Paul, thank you so much for sharing this Soldier's Perspecive on the life of this American Hero, a side of our loved ones we at home never get to see. Although I never knew Jake, I lost my own son, Sgt. Robert Scott Eppich, the day before Jake died, and his lovely mother, Kathie, and I have spent the last year walking this Path of Sorrow together. Kathie, thank you so much for being there with me. I don't know what I would have done without you. And thank you also for the most precious gift of all - your precious son.

Anonymous said...

I am constantly amazed when I read these blogs, just how "human" the men and women are, that are risking their lives every day, to keep us safe and to keep us free.

There are no words to adequately express my gratitude to each one who serves, and to their families, who wait with anticipation at home.

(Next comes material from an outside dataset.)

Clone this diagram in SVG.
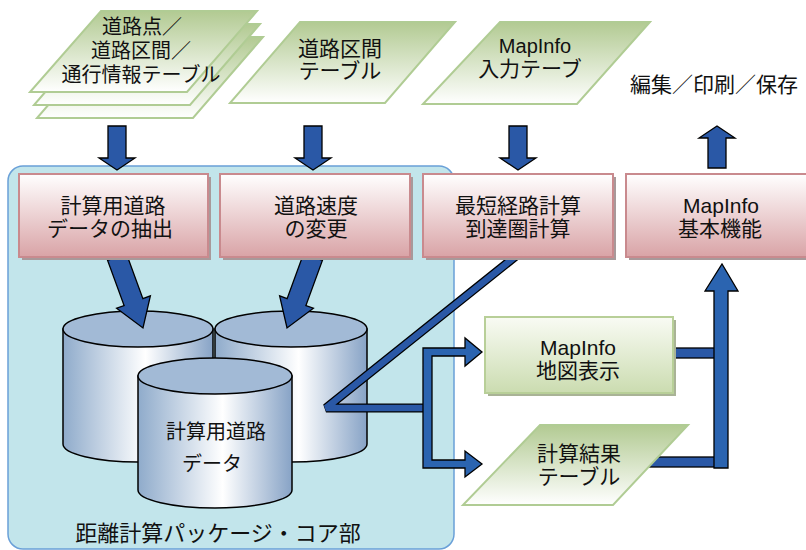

God Bless each and every one of you.

Robert hern said...

I remember meeting Jacob at fort drum when I was a speciallist he was two I think we lived in the same housing area . I didn't have many friends and he became one of my favorite people there he was so straight forward and honest , I remember him always wanting to spar and show must cool new move . I remember going down to a club in Syracuse with him while our wives hung out at home together , we got so wasted and had a great time with his buddy's just hanging out , he made me feel like I was one of them and that ment so much to me , he was a great guy and I was very sad to hear he was gone. Thank you Jacob may you rest in piece bud ..I never got to thank you. So thank you for everything. I can still hear you playin that didgeridoo. Love you bro .

Anonymous said...

I will always remember him

I'm sorry I don't remember u whoever wrote this blog but its amazing, he is always in my mind and yes I was head over hells for him he took my breath away ....
Love
F

G-Man said...

Paul, (I think you wrote this Blog), Thank you for remembering my son, and thanks for being a part of his Military experiences. I can feel both the love and loss, and may God bless you, and all the men and women who are serving in our armed forces! Sincerely, SSG Jacob Gerald Mc Millan's Dad!